The goal of the camp is to put veterans who are struggling face-to-faces with someone who knows what they’re going through.
Dr. Peggy Laneri, a West Point graduate and retired Lieutenant Colonel, is a retired VA psychologist who was director of the Worcester Veteran Center, in Worcester, Massachusetts. She serves on the board of PRLI, and said PTSD is a normal reaction to sustained or repeated stress levels.
For a person without PTSD, common occurrences such as being cut off in traffic or being surprised by a loud sound can trigger what she called the body’s “fight or flight” responses: blood pressure and heart rate rise, and the person experiences a state of hyper awareness necessary to survive a life-or-death situation.
“If you do not have PTSD, you come back down,” Laneri said. “But if you do it over and over, your nervous system is taxed and weakened,” and it is harder to return to a relaxed state. “It’s the wear and tear on the autonomic nervous system. That’s the root cause of post-traumatic stress.
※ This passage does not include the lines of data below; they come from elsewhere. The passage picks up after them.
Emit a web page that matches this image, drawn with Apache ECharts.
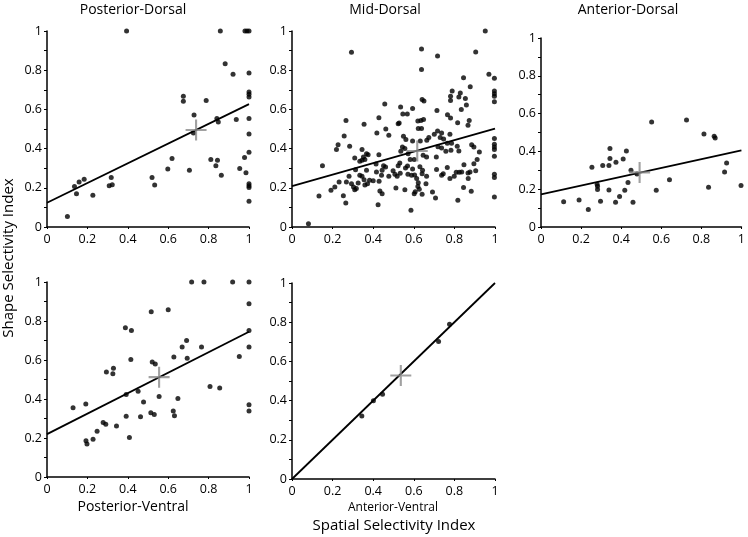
<!DOCTYPE html>
<html>
<head>
<meta charset="utf-8">
<script src="https://cdn.jsdelivr.net/npm/echarts@6/dist/echarts.min.js"></script>
<style>
html,body{margin:0;padding:0;background:#fff;}
#chart{width:748px;height:537px;}
</style>
</head>
<body>
<div id="chart"></div>
<script>
// ---------- data ----------
const panelTitles = ['Posterior-Dorsal', 'Mid-Dorsal', 'Anterior-Dorsal', 'Posterior-Ventral', 'Anterior-Ventral'];
const xTickLabels = ['0', '0.2', '0.4', '0.6', '0.8', '1'];
const yTickLabels = ['0', '0.2', '0.4', '0.6', '0.8', '1'];

const posteriorDorsal = [
  [0.394,1.0],[0.858,1.0],[0.98,1.0],[0.99,1.0],[1.0,1.0],[0.882,0.833],[0.921,0.779],[1.0,0.786],
  [1.0,0.689],[1.0,0.677],[1.0,0.663],[0.675,0.667],[0.675,0.641],[0.788,0.646],[0.728,0.571],
  [0.841,0.553],[0.848,0.536],[0.937,0.548],[1.0,0.554],[0.725,0.480],[1.0,0.474],[1.0,0.381],
  [0.978,0.355],[0.619,0.350],[0.598,0.296],[0.705,0.289],[0.811,0.344],[0.844,0.340],[0.836,0.313],
  [0.863,0.264],[0.954,0.298],[0.985,0.277],[1.0,0.221],[1.0,0.211],[1.0,0.201],[1.0,0.131],
  [0.520,0.252],[0.533,0.214],[0.318,0.253],[0.308,0.211],[0.323,0.216],[0.227,0.162],[0.184,0.243],
  [0.159,0.230],[0.136,0.207],[0.146,0.170],[0.101,0.053]
];
const midDorsal = [
  [0.952,1.0],[0.638,0.908],[0.293,0.891],[0.905,0.893],[0.717,0.872],[0.638,0.804],[0.970,0.779],
  [0.997,0.759],[0.845,0.762],[0.878,0.716],[0.997,0.694],[0.997,0.680],[0.997,0.667],[0.997,0.639],
  [0.789,0.694],[0.829,0.684],[0.781,0.667],[0.822,0.663],[0.854,0.655],[0.781,0.646],[0.641,0.650],
  [0.650,0.643],[0.457,0.628],[0.859,0.622],[0.714,0.594],[0.834,0.600],[0.535,0.612],[0.594,0.605],
  [0.546,0.577],[0.568,0.577],[0.428,0.558],[0.266,0.544],[0.766,0.573],[0.781,0.556],[0.873,0.544],
  [0.816,0.532],[0.867,0.519],[0.620,0.541],[0.635,0.544],[0.648,0.549],[0.523,0.527],[0.528,0.531],
  [0.355,0.524],[0.622,0.502],[0.638,0.502],[0.462,0.500],[0.701,0.473],[0.418,0.480],[0.477,0.468],
  [0.257,0.464],[0.717,0.490],[0.737,0.480],[0.778,0.473],[0.730,0.456],[0.674,0.456],[0.664,0.442],
  [0.747,0.449],[0.549,0.463],[0.561,0.446],[0.594,0.439],[0.632,0.439],[0.765,0.427],[0.719,0.410],
  [0.737,0.403],[0.786,0.427],[0.814,0.412],[0.822,0.388],[0.783,0.391],[0.758,0.386],[0.885,0.420],
  [0.896,0.408],[0.923,0.383],[0.997,0.451],[0.997,0.422],[0.997,0.408],[0.997,0.395],[0.997,0.361],
  [0.227,0.420],[0.219,0.395],[0.284,0.412],[0.309,0.352],[0.345,0.395],[0.367,0.374],[0.375,0.369],
  [0.352,0.357],[0.359,0.344],[0.334,0.335],[0.345,0.340],[0.428,0.369],[0.451,0.313],[0.444,0.289],
  [0.441,0.264],[0.414,0.321],[0.544,0.408],[0.536,0.386],[0.556,0.400],[0.572,0.374],[0.582,0.345],
  [0.531,0.327],[0.523,0.313],[0.569,0.311],[0.559,0.301],[0.594,0.296],[0.630,0.308],[0.646,0.366],
  [0.663,0.357],[0.602,0.344],[0.711,0.357],[0.643,0.289],[0.641,0.272],[0.663,0.259],[0.604,0.265],
  [0.614,0.247],[0.622,0.226],[0.620,0.207],[0.627,0.192],[0.607,0.180],[0.602,0.170],[0.589,0.264],
  [0.571,0.269],[0.556,0.190],[0.512,0.199],[0.498,0.287],[0.507,0.269],[0.518,0.259],[0.533,0.274],
  [0.660,0.221],[0.692,0.179],[0.641,0.167],[0.707,0.148],[0.712,0.293],[0.745,0.272],[0.737,0.264],
  [0.765,0.303],[0.778,0.247],[0.799,0.259],[0.809,0.279],[0.836,0.281],[0.824,0.279],[0.847,0.318],
  [0.867,0.276],[0.877,0.281],[0.896,0.323],[0.905,0.287],[0.912,0.344],[0.817,0.136],[0.845,0.201],
  [0.868,0.247],[0.883,0.182],[0.997,0.269],[0.997,0.252],[0.997,0.153],[0.133,0.158],[0.150,0.313],
  [0.192,0.187],[0.211,0.204],[0.232,0.230],[0.253,0.160],[0.265,0.122],[0.268,0.230],[0.281,0.259],
  [0.293,0.221],[0.303,0.204],[0.309,0.190],[0.317,0.196],[0.326,0.224],[0.334,0.264],[0.345,0.259],
  [0.355,0.241],[0.359,0.214],[0.372,0.221],[0.382,0.238],[0.400,0.236],[0.424,0.114],[0.429,0.233],
  [0.433,0.184],[0.444,0.170],[0.477,0.259],[0.461,0.306],[0.586,0.085],[0.081,0.017],[0.416,0.281],
  [0.367,0.289],[0.313,0.292]
];
const anteriorDorsal = [
  [0.113,0.134],[0.190,0.143],[0.236,0.092],[0.254,0.316],[0.280,0.226],[0.282,0.215],[0.282,0.198],
  [0.297,0.136],[0.308,0.325],[0.339,0.325],[0.339,0.196],[0.344,0.415],[0.344,0.363],[0.374,0.342],
  [0.372,0.131],[0.392,0.162],[0.410,0.360],[0.418,0.194],[0.426,0.402],[0.434,0.236],[0.449,0.300],
  [0.459,0.131],[0.479,0.280],[0.552,0.556],[0.575,0.194],[0.641,0.250],[0.726,0.566],[0.813,0.492],
  [0.864,0.480],[0.869,0.471],[0.926,0.339],[0.916,0.291],[0.836,0.210],[0.998,0.220]
];
const posteriorVentral = [
  [0.716,1.0],[0.777,1.0],[0.919,1.0],[1.0,1.0],[1.0,0.889],[0.516,0.848],[0.600,0.858],[0.388,0.766],
  [0.418,0.751],[1.0,0.751],[0.691,0.700],[0.669,0.667],[0.765,0.667],[1.0,0.667],[0.628,0.616],
  [0.694,0.609],[0.952,0.618],[0.415,0.602],[0.521,0.590],[0.536,0.580],[0.329,0.558],[0.294,0.538],
  [0.326,0.529],[0.807,0.464],[0.855,0.457],[0.392,0.423],[0.451,0.440],[0.555,0.413],[0.648,0.403],
  [0.478,0.384],[0.129,0.355],[0.192,0.374],[1.0,0.370],[1.0,0.338],[0.625,0.338],[0.631,0.314],
  [0.514,0.329],[0.531,0.321],[0.463,0.309],[0.392,0.311],[0.278,0.280],[0.291,0.271],[0.344,0.261],
  [0.248,0.234],[0.228,0.193],[0.193,0.186],[0.198,0.169],[0.408,0.203]
];
const anteriorVentral = [
  [0.344,0.322],[0.401,0.399],[0.446,0.433],[0.722,0.702],[0.776,0.790]
];

// regression line endpoints [x, y] at x = 0 and x = 1
const fitLines = [
  [[0, 0.124], [1, 0.627]],
  [[0, 0.209], [1, 0.502]],
  [[0, 0.172], [1, 0.405]],
  [[0, 0.220], [1, 0.745]],
  [[0, 0.0], [1, 1.0]]
];
// mean markers (gray crosses)
const meanPoints = [
  [0.738, 0.495],
  [0.617, 0.388],
  [0.492, 0.289],
  [0.555, 0.512],
  [0.536, 0.528]
];
const panelData = [posteriorDorsal, midDorsal, anteriorDorsal, posteriorVentral, anteriorVentral];

// ---------- layout ----------
const grids = [
  {left: 47, top: 31, width: 202, height: 196},
  {left: 292, top: 31, width: 203, height: 196},
  {left: 541, top: 38, width: 203, height: 189},
  {left: 47, top: 282, width: 202, height: 195},
  {left: 292, top: 283, width: 203, height: 196}
];

const FONT = '"Open Sans", "Noto Sans", sans-serif';
const crossPath = 'path://M9,0H11V9H20V11H11V20H9V11H0V9H9Z';

const xAxes = [], yAxes = [], series = [];
grids.forEach((g, i) => {
  xAxes.push({
    type: 'value', gridIndex: i, min: 0, max: 1, interval: 0.2,
    axisLine: {show: true, onZero: false, lineStyle: {color: '#000', width: 1.5}},
    axisTick: {show: true, length: 2, lineStyle: {color: '#000'}},
    splitLine: {show: false},
    axisLabel: {color: '#000', fontSize: 12.5, fontFamily: FONT, margin: 6,
      formatter: v => xTickLabels[Math.round(v / 0.2)]}
  });
  yAxes.push({
    type: 'value', gridIndex: i, min: 0, max: 1, interval: 0.2,
    axisLine: {show: true, onZero: false, lineStyle: {color: '#000', width: 1.5}},
    axisTick: {show: true, length: 3, lineStyle: {color: '#000'}},
    minorTick: {show: true, splitNumber: 2, length: 3, lineStyle: {color: '#000'}},
    splitLine: {show: false},
    axisLabel: {color: '#000', fontSize: 12.5, fontFamily: FONT, margin: 5,
      formatter: v => yTickLabels[Math.round(v / 0.2)]}
  });
  series.push({
    type: 'scatter', xAxisIndex: i, yAxisIndex: i, data: panelData[i],
    symbolSize: 5, itemStyle: {color: '#000'}, clip: false, silent: true, z: 2
  });
  series.push({
    type: 'line', xAxisIndex: i, yAxisIndex: i, data: fitLines[i],
    symbol: 'none', lineStyle: {color: '#000', width: 1.8}, silent: true, z: 3
  });
  series.push({
    type: 'scatter', xAxisIndex: i, yAxisIndex: i, data: [meanPoints[i]],
    symbol: crossPath, symbolSize: 21, itemStyle: {color: '#8a8a8a'}, clip: false, silent: true, z: 4
  });
});

function label(text, x, y, size, rot) {
  return {
    type: 'text', x: x, y: y, rotation: rot || 0,
    style: {text: text, textAlign: 'center', textVerticalAlign: 'middle',
      font: size + 'px ' + FONT, fill: '#000'}
  };
}
const texts = [
  label(panelTitles[0], 133, 10, 14),
  label(panelTitles[1], 385, 10, 14),
  label(panelTitles[2], 628, 10, 14),
  label(panelTitles[3], 133, 507, 14),
  label(panelTitles[4], 393, 508, 12),
  label('Spatial Selectivity Index', 394, 526, 15),
  label('Shape Selectivity Index', 9, 258, 15, Math.PI / 2)
];

const chart = echarts.init(document.getElementById('chart'), null, {renderer: 'canvas'});
chart.setOption({
  animation: false,
  backgroundColor: '#fff',
  grid: grids,
  xAxis: xAxes,
  yAxis: yAxes,
  series: series,
  graphic: texts
});
</script>
</body>
</html>
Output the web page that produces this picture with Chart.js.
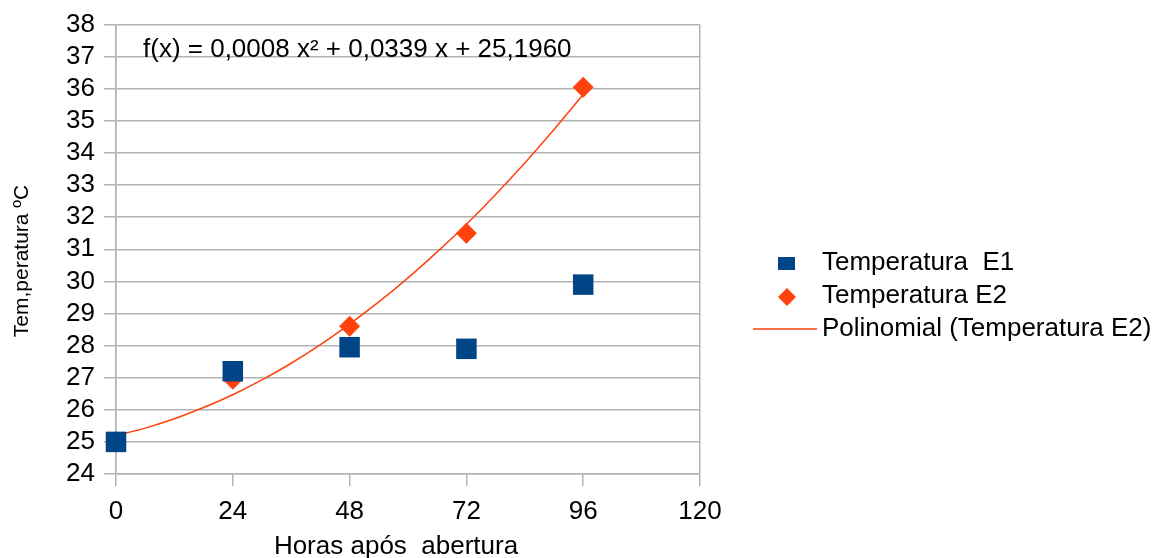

If you come back and have a really good support system around you, that certainly helps
Depression and anxiety, two of the calling cards of PTSD, can result in the afflicted person drawing into themselves and away from social interactions. That’s a dangerous move, because it leaves the person alone with their trauma and without the comfort of people who care about them. It’s particularly problematic in rural parts of the country, such as New Hampshire, where there isn’t ready access to support.
Webber, in addition to running PRLI, serves on the steering committee to form the Lakes Region Veterans’ Coalition, part of a VA initiative called Together with Veterans. The goal is to create a network of support for veterans in rural areas, with suicide prevention in mind. It couldn’t come soon enough.
With “Safer at Home” restrictions and social distancing measures in place to prevent the spread of the coronavirus, Carla Taylor, founder of Humble Grunt Work, worries that veterans might be particularly vulnerable in 2020.
“It’s limiting their gathering, it’s limiting the places they go,” Taylor said. Often, veterans form their own informal support groups, she said, meeting with others once a week. Those meetings might not have been happening for months now, she said. “It’s not allowing them to do that freely. If they’ve lost their wife, all they have is those guys that they go to see at the coffee shop.”
“Everything is harder during COVID. It really is. Isolation mixed in with uncertainty, anxiety about ‘Will this ever end?’ It’s a very stressful time,” said Laneri, the psychologist.
Webber added: “In many cases, they don’t have ready access to VA facilities or to mental health care, and they can be isolated. Isolation and a lack of access to mental health care are two of the major drivers of suicide.”
A third is a feeling of low self-worth, something that Webber said he has encountered at times during the more than 60 retreats his organization has led. “I remember at least one or two of the veterans saying, ‘I didn’t think I deserved help.’”
Chadd’s death was “shocking,” Heidi said, but considering how long he had suffered, “it wasn’t out of the blue, because he had been unwell for so long.”
She said that she wished there had been more support for him, especially immediately after his deployment. Veterans should be told what to expect about re-integrating into society, and told how to look after their emotional and mental well-being, she added.
“If I had one more chance to talk to Chadd, I would make sure that he knew that I love him and supported him as best as I could, and that love will never change, no matter what happens in our life or his life or the outcome of the situation,” Heidi said.